La calma del encinar
LA MEMORIA LARGA
DEL ODIO
Tomás Martín Tamayo
(martintamayo.com)
Me cuenta un amigo, ex alcalde de UCD en uno de nuestros pueblos, que hace
casi cuarenta años un político de la
oposición fue a dar un mitin… Por resumir, el mitinero, altísimo personaje
después, dijo algo que molestó en el pueblo y casi acabó en el pilón, teniendo
que salir por piernas porque el mocerío quería raparlo. El personaje creyó en
una conspiración de la alcaldía y anotó en su memoria el nombre del alcalde. Cuarenta
años después coincidieron en una cafetería de Mérida y un amigo común los
presentó. Al oír su nombre, el ilustre personaje le dio la mano con desgana y
se apartó con evidente malestar. El ex alcalde, extrañado, al pagar la
consumición, pidió que cobraran también la del ofendido, pero éste no había
olvidado la afrenta y el camarero trasmitió su respuesta: “Perdone, pero me
dice el señor… que a usted no le acepta ni un café”. ¡Pobre hombre, cuarenta
años sin olvidar un baño pilonero!
El odio en política traspasa el tiempo, como una flecha encendida la tela
de seda y hasta el porquero de Agamenón tiene lápiz y papel para apuntar
agravios y devolverlos. Es verdad que la política hace extraños compañeros de
cama, pero también que algunos tienen una notable memoria para odiar y no hay
ofensa pequeña que puedan olvidar, como en el caso que he comentado. Es posible
que durante estos días de rumiaje intenso, en el PSOE estén poniendo nombre y
apellidos a cada una de las puñaladas dadas y recibidas, porque el “arrierito
semos” se acuñó en política y la venganza sabe esperar incluso agazapada detrás
de una sonrisa. Las guerras civiles son las más encarnizadas y en el PSOE han
cerrado un capítulo, pero quedan muchas páginas en blanco, que se irán
rellenando con pocos olvidos y grandes olvidados. Olvidar es bueno, la
desmemoria puede ser como un bálsamo reparador de cicatrices, pero no suele
darse en política y la historia así lo demuestra.

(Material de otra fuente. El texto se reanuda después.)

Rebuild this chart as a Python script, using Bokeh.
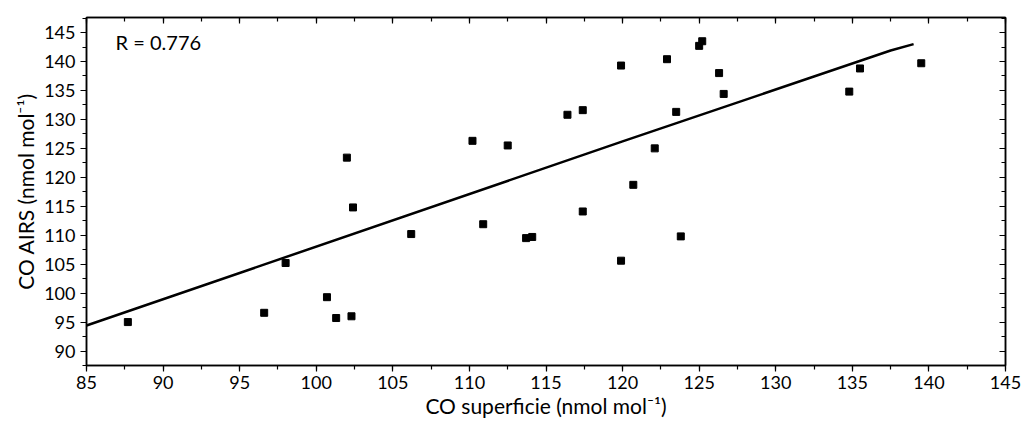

Thomas Becket, arzobispo de Canterbury, fue desenterrado -¡trescientos años después de morir!- por orden
de Enrique VIII porque el pueblo seguía añorando más al clérigo que al rey. Los
pocos huesos que quedaban en la tumba
fueron juzgados y condenados a la hoguera, en el patio de palacio. El mismo
Enrique VIII ordenó la decapitación de Tomás Moro, disponiendo que su cabeza
fuera hervida durante días y clavada en un palo para después exhibirla en el
puente de Londres. ¿La razón? No reconocer al rey como guía de la Iglesia y
permanecer fiel al Papa. Vamos, que tampoco le aceptaba un café.
Por suerte, han cambiado los tiempos y la materialización de los odios. En
el Concilio de Constanza declararon hereje al reformador religioso Jhon Wyclef,
cuarenta años después de haber muerto. Eso no impidió que lo desenterraran para
“ejecutar” sus huesos a martillazos. No consta que Wyclef se quejara… ¿Más? Oliver
Cromwell fue desenterrado a los dos años
de morir para arrastrar su cadáver con un carro, pero como la osamenta
resistía, el verdugo la descuartizó con un hacha. Finalmente, su cabeza,
empalada, permaneció veinticuatro años anclada en un tejado para que pudieran verla desde la
calle.
Sí, algo ha cambiado, pero las navajas políticas siguen dando reflejos de
luna negra y mientras más pequeño es el personaje más larga es la memoria de su
odio, porque el enanito torero vive más por ser enanito que por su torería.